[Stored entries]
____________________

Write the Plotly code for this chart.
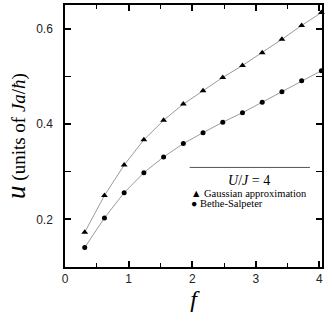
import plotly.graph_objects as go

f_vals = [0.31, 0.62, 0.93, 1.24, 1.55, 1.86, 2.17, 2.48, 2.79, 3.10, 3.41, 3.72, 4.03]
gaussian = [0.173, 0.250, 0.314, 0.367, 0.408, 0.442, 0.470, 0.498, 0.523, 0.550, 0.578, 0.607, 0.634]
bethe_salpeter = [0.141, 0.203, 0.256, 0.298, 0.331, 0.359, 0.382, 0.404, 0.424, 0.446, 0.468, 0.491, 0.512]

x_ticks = [0, 1, 2, 3, 4]
y_ticks = [0.2, 0.4, 0.6]

serif = "Liberation Serif"
sans = "Liberation Sans"

fig = go.Figure()
fig.add_trace(go.Scatter(
    x=f_vals, y=gaussian, mode="lines+markers", cliponaxis=False,
    line=dict(color="#808080", width=0.8),
    marker=dict(symbol="triangle-up", size=6, color="black"),
    showlegend=False,
))
fig.add_trace(go.Scatter(
    x=f_vals, y=bethe_salpeter, mode="lines+markers", cliponaxis=False,
    line=dict(color="#808080", width=0.8),
    marker=dict(symbol="circle", size=5, color="black"),
    showlegend=False,
))

axis_common = dict(
    showgrid=False, zeroline=False, showline=True, linecolor="black", linewidth=1.5,
    mirror="ticks", ticks="inside", ticklen=6, tickwidth=1.5, tickcolor="black",
    tickfont=dict(family=sans, size=12, color="#222"), automargin=False,
)

fig.update_layout(
    width=332, height=321,
    margin=dict(l=65, r=10, t=5, b=54),
    plot_bgcolor="white", paper_bgcolor="white",
    xaxis=dict(
        range=[0, 4.04], tickvals=x_ticks,
        minor=dict(dtick=0.5, ticks="inside", ticklen=4, tickcolor="black", tickwidth=1.2),
        title=dict(text="<i>f</i>", font=dict(family=serif, size=24, color="black"), standoff=4),
        **axis_common,
    ),
    yaxis=dict(
        range=[0.1, 0.65], tickvals=y_ticks, ticktext=["0.2", "0.4", "0.6"],
        minor=dict(dtick=0.1, ticks="inside", ticklen=6, tickcolor="black", tickwidth=1.2),
        ticklabelstandoff=8,
        title=dict(
            text="<i><span style='font-size:27px'>u</span></i> (units of <i>Ja</i>/<i>ħ</i>)",
            font=dict(family=serif, size=19, color="black"), standoff=6,
        ),
        **axis_common,
    ),
)

# legend box drawn as annotations
fig.add_shape(type="line", xref="x", yref="y", x0=1.96, x1=3.85, y0=0.309, y1=0.309,
              line=dict(color="#555", width=1))
fig.add_annotation(x=2.89, y=0.281, xref="x", yref="y", showarrow=False, borderpad=0,
                   text="<i>U</i>/<i>J</i> = 4", font=dict(family=serif, size=14, color="black"))
fig.add_annotation(x=1.97, y=0.255, xref="x", yref="y", showarrow=False, xanchor="left", borderpad=0,
                   text="▲ Gaussian approximation", font=dict(family=serif, size=10.5, color="black"))
fig.add_annotation(x=1.97, y=0.233, xref="x", yref="y", showarrow=False, xanchor="left", borderpad=0,
                   text="● Bethe-Salpeter", font=dict(family=serif, size=10.5, color="black"))

fig.write_html("out.html", config={"displayModeBar": False},
               post_script="document.body.style.margin='0';")
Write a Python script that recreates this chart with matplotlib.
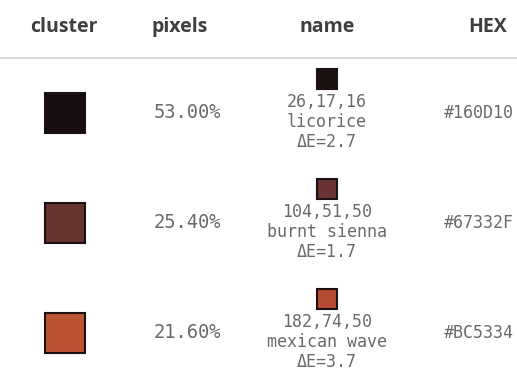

____________________

Copy every record character for character. Skip the pictures.

Write the Plotly code for this chart.
import plotly.graph_objects as go

f_vals = [0.31, 0.62, 0.93, 1.24, 1.55, 1.86, 2.17, 2.48, 2.79, 3.10, 3.41, 3.72, 4.03]
gaussian = [0.173, 0.250, 0.314, 0.367, 0.408, 0.442, 0.470, 0.498, 0.523, 0.550, 0.578, 0.607, 0.634]
bethe_salpeter = [0.141, 0.203, 0.256, 0.298, 0.331, 0.359, 0.382, 0.404, 0.424, 0.446, 0.468, 0.491, 0.512]

x_ticks = [0, 1, 2, 3, 4]
y_ticks = [0.2, 0.4, 0.6]

serif = "Liberation Serif"
sans = "Liberation Sans"

fig = go.Figure()
fig.add_trace(go.Scatter(
    x=f_vals, y=gaussian, mode="lines+markers", cliponaxis=False,
    line=dict(color="#808080", width=0.8),
    marker=dict(symbol="triangle-up", size=6, color="black"),
    showlegend=False,
))
fig.add_trace(go.Scatter(
    x=f_vals, y=bethe_salpeter, mode="lines+markers", cliponaxis=False,
    line=dict(color="#808080", width=0.8),
    marker=dict(symbol="circle", size=5, color="black"),
    showlegend=False,
))

axis_common = dict(
    showgrid=False, zeroline=False, showline=True, linecolor="black", linewidth=1.5,
    mirror="ticks", ticks="inside", ticklen=6, tickwidth=1.5, tickcolor="black",
    tickfont=dict(family=sans, size=12, color="#222"), automargin=False,
)

fig.update_layout(
    width=332, height=321,
    margin=dict(l=65, r=10, t=5, b=54),
    plot_bgcolor="white", paper_bgcolor="white",
    xaxis=dict(
        range=[0, 4.04], tickvals=x_ticks,
        minor=dict(dtick=0.5, ticks="inside", ticklen=4, tickcolor="black", tickwidth=1.2),
        title=dict(text="<i>f</i>", font=dict(family=serif, size=24, color="black"), standoff=4),
        **axis_common,
    ),
    yaxis=dict(
        range=[0.1, 0.65], tickvals=y_ticks, ticktext=["0.2", "0.4", "0.6"],
        minor=dict(dtick=0.1, ticks="inside", ticklen=6, tickcolor="black", tickwidth=1.2),
        ticklabelstandoff=8,
        title=dict(
            text="<i><span style='font-size:27px'>u</span></i> (units of <i>Ja</i>/<i>ħ</i>)",
            font=dict(family=serif, size=19, color="black"), standoff=6,
        ),
        **axis_common,
    ),
)

# legend box drawn as annotations
fig.add_shape(type="line", xref="x", yref="y", x0=1.96, x1=3.85, y0=0.309, y1=0.309,
              line=dict(color="#555", width=1))
fig.add_annotation(x=2.89, y=0.281, xref="x", yref="y", showarrow=False, borderpad=0,
                   text="<i>U</i>/<i>J</i> = 4", font=dict(family=serif, size=14, color="black"))
fig.add_annotation(x=1.97, y=0.255, xref="x", yref="y", showarrow=False, xanchor="left", borderpad=0,
                   text="▲ Gaussian approximation", font=dict(family=serif, size=10.5, color="black"))
fig.add_annotation(x=1.97, y=0.233, xref="x", yref="y", showarrow=False, xanchor="left", borderpad=0,
                   text="● Bethe-Salpeter", font=dict(family=serif, size=10.5, color="black"))

fig.write_html("out.html", config={"displayModeBar": False},
               post_script="document.body.style.margin='0';")
Write a Python script that recreates this chart with matplotlib.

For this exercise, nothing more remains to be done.